▶ WHAT THE TASK ASKS: Reproduce exactly only the lines from the line that holds "Emit a web page" to the line that holds "const toPoints = (xs, ys)", inclusive, in the listing below, and please leave out every picture.

>> Begin PROVIDED MATERIAL

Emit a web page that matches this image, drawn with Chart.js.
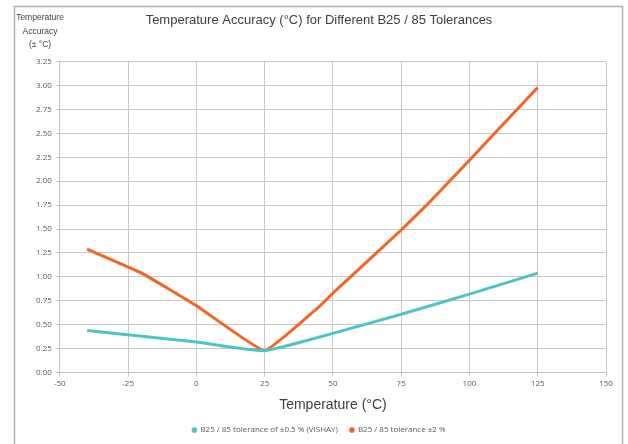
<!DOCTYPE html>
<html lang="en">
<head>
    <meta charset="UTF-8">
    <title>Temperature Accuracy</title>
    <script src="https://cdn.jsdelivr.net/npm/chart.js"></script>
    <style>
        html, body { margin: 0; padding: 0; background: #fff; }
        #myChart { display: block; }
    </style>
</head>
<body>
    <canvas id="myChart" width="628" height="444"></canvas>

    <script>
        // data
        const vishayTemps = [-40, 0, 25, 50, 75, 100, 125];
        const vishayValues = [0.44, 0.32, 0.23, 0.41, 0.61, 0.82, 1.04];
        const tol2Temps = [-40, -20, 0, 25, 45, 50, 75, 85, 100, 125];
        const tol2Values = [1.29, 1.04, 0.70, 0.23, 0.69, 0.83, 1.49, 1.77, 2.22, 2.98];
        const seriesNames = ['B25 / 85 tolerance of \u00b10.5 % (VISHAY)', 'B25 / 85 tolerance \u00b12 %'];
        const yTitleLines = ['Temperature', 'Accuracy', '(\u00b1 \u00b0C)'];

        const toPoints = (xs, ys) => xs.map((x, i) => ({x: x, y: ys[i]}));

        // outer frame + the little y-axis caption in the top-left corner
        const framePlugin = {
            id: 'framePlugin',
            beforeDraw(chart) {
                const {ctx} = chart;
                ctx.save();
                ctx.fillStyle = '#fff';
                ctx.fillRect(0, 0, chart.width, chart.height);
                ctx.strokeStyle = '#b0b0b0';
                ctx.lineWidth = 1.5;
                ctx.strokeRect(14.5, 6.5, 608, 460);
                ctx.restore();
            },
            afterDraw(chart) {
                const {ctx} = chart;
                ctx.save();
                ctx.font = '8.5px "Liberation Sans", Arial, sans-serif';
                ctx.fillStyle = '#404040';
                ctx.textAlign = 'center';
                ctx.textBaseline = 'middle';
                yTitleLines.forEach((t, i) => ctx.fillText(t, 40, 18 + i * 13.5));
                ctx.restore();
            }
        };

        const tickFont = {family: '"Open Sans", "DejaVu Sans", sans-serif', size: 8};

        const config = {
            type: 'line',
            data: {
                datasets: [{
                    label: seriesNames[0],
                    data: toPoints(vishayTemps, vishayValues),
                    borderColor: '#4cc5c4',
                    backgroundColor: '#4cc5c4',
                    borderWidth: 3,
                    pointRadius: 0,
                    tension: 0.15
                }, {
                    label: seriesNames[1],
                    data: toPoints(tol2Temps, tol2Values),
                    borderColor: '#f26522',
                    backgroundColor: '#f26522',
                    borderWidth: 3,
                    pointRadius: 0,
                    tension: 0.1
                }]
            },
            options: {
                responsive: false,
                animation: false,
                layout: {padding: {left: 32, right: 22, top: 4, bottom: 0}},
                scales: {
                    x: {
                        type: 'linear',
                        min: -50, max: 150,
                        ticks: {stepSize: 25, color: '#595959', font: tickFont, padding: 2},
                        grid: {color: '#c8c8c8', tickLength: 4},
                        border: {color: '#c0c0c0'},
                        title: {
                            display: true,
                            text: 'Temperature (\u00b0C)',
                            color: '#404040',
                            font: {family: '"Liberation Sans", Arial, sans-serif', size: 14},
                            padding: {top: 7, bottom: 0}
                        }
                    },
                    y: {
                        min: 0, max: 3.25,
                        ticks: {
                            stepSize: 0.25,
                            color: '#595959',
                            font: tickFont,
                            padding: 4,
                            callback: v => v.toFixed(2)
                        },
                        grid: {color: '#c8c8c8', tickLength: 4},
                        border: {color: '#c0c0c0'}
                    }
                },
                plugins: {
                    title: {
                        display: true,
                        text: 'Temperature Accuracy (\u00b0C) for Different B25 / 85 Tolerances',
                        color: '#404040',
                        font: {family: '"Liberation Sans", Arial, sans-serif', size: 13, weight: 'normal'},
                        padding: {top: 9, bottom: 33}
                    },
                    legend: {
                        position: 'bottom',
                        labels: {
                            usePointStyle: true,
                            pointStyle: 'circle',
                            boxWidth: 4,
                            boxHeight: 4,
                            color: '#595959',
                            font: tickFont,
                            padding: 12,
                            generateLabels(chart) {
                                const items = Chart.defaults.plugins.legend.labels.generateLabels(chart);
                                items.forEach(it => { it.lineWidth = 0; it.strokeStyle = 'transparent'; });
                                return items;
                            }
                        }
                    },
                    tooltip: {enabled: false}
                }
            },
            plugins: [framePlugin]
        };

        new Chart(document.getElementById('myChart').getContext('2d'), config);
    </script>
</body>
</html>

>> End PROVIDED MATERIAL
>> Begin PROVIDED MATERIAL

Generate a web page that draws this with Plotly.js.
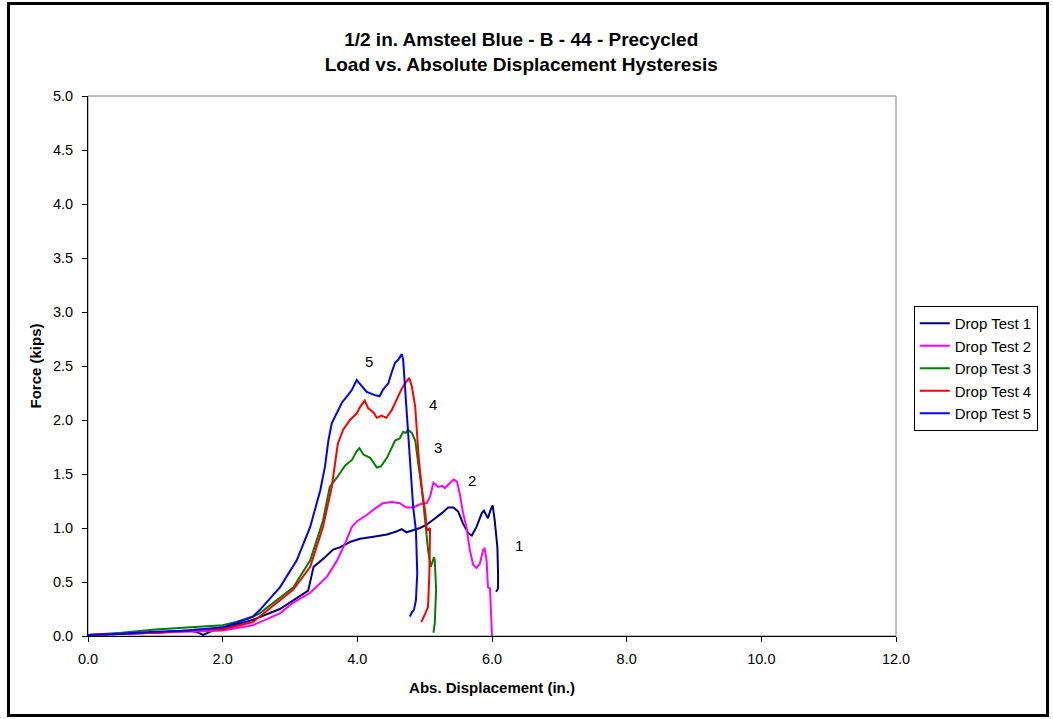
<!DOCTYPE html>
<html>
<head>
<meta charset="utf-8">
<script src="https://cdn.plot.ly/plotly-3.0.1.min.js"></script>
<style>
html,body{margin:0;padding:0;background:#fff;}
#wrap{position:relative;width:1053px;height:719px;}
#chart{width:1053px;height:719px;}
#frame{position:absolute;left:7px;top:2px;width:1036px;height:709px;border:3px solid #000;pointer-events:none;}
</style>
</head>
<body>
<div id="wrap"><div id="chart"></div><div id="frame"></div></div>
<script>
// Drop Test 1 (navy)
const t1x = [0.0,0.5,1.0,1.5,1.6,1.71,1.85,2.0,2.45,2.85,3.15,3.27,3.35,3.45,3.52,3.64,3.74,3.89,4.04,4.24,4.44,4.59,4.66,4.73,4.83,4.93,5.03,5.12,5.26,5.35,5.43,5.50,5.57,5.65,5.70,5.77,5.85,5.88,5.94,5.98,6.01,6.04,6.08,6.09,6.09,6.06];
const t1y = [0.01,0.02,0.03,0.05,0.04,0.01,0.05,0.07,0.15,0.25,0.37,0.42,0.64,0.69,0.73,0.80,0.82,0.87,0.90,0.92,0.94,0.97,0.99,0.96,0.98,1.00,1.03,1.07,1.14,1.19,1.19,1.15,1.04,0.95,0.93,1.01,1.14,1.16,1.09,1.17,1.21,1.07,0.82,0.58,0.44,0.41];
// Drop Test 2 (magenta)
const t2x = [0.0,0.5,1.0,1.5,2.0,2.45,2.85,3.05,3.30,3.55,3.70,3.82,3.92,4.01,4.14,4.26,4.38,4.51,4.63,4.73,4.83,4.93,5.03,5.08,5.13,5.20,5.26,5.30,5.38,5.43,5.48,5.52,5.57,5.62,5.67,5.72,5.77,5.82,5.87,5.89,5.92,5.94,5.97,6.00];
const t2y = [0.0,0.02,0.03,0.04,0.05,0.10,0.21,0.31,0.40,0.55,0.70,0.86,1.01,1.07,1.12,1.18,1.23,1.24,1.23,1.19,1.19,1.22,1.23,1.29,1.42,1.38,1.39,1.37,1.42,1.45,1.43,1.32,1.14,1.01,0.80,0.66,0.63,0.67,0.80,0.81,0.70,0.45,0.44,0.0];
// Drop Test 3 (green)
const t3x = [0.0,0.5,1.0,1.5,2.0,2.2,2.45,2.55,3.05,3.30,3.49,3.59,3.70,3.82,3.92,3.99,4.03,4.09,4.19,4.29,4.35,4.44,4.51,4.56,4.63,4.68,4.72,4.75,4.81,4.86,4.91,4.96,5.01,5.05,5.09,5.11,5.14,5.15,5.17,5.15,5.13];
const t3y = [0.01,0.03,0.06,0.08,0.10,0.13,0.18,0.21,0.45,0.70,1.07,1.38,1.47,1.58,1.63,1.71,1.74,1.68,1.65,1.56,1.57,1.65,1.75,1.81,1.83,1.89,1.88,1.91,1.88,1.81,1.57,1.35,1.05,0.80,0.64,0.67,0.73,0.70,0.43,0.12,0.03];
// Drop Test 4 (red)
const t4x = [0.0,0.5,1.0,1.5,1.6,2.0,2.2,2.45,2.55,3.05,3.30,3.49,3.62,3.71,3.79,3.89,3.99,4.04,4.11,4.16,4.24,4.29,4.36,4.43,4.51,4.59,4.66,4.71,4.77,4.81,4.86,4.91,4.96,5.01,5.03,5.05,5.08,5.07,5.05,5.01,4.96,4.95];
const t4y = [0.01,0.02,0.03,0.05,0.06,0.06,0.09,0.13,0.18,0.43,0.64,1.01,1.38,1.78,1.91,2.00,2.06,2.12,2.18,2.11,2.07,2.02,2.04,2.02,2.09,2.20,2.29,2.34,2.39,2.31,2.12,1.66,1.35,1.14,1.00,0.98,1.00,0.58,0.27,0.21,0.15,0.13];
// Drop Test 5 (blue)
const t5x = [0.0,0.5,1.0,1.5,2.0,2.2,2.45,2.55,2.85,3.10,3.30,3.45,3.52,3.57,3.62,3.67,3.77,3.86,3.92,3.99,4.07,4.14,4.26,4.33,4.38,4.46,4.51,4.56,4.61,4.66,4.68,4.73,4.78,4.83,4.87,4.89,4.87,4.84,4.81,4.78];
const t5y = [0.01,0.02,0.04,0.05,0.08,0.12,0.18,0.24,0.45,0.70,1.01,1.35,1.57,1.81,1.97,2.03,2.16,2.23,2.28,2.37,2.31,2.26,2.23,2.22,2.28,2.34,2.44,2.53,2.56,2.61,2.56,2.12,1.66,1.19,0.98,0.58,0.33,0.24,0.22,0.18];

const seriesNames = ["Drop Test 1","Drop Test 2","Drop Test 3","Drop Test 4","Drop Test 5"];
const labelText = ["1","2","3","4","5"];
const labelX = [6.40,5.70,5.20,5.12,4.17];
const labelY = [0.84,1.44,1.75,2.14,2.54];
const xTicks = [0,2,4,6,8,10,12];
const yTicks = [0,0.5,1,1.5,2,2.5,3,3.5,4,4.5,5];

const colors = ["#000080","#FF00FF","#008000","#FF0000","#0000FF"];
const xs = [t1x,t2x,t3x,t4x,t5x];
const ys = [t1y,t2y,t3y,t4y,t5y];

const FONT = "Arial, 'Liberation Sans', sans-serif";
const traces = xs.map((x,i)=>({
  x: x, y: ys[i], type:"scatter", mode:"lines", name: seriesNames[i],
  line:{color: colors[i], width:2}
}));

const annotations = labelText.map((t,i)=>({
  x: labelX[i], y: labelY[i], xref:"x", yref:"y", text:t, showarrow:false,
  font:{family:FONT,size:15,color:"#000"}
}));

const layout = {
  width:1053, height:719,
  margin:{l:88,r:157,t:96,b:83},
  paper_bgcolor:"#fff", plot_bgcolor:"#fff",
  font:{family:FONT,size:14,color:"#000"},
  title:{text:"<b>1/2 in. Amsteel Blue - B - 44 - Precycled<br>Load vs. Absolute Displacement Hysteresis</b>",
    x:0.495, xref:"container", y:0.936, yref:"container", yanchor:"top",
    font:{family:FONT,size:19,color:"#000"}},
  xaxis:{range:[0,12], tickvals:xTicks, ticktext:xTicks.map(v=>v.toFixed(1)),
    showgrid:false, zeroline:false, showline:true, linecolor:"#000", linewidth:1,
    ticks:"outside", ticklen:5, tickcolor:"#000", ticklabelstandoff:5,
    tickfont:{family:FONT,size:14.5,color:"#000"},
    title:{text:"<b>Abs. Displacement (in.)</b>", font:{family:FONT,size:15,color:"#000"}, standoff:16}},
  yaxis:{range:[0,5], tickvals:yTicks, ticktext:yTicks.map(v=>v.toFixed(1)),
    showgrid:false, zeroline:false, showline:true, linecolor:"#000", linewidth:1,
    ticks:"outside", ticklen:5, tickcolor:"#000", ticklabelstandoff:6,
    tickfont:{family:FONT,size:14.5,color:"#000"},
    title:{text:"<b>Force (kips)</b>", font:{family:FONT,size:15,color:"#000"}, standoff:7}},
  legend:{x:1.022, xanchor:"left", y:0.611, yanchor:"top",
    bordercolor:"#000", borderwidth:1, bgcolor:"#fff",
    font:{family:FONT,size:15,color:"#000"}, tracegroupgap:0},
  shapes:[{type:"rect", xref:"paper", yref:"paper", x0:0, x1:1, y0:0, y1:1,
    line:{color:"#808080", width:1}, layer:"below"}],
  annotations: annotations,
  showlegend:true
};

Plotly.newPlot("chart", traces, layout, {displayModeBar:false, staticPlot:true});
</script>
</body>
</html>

>> End PROVIDED MATERIAL

▶ IN RESPONSE:
Emit a web page that matches this image, drawn with Chart.js.
<!DOCTYPE html>
<html lang="en">
<head>
    <meta charset="UTF-8">
    <title>Temperature Accuracy</title>
    <script src="https://cdn.jsdelivr.net/npm/chart.js"></script>
    <style>
        html, body { margin: 0; padding: 0; background: #fff; }
        #myChart { display: block; }
    </style>
</head>
<body>
    <canvas id="myChart" width="628" height="444"></canvas>

    <script>
        // data
        const vishayTemps = [-40, 0, 25, 50, 75, 100, 125];
        const vishayValues = [0.44, 0.32, 0.23, 0.41, 0.61, 0.82, 1.04];
        const tol2Temps = [-40, -20, 0, 25, 45, 50, 75, 85, 100, 125];
        const tol2Values = [1.29, 1.04, 0.70, 0.23, 0.69, 0.83, 1.49, 1.77, 2.22, 2.98];
        const seriesNames = ['B25 / 85 tolerance of \u00b10.5 % (VISHAY)', 'B25 / 85 tolerance \u00b12 %'];
        const yTitleLines = ['Temperature', 'Accuracy', '(\u00b1 \u00b0C)'];

        const toPoints = (xs, ys) => xs.map((x, i) => ({x: x, y: ys[i]}));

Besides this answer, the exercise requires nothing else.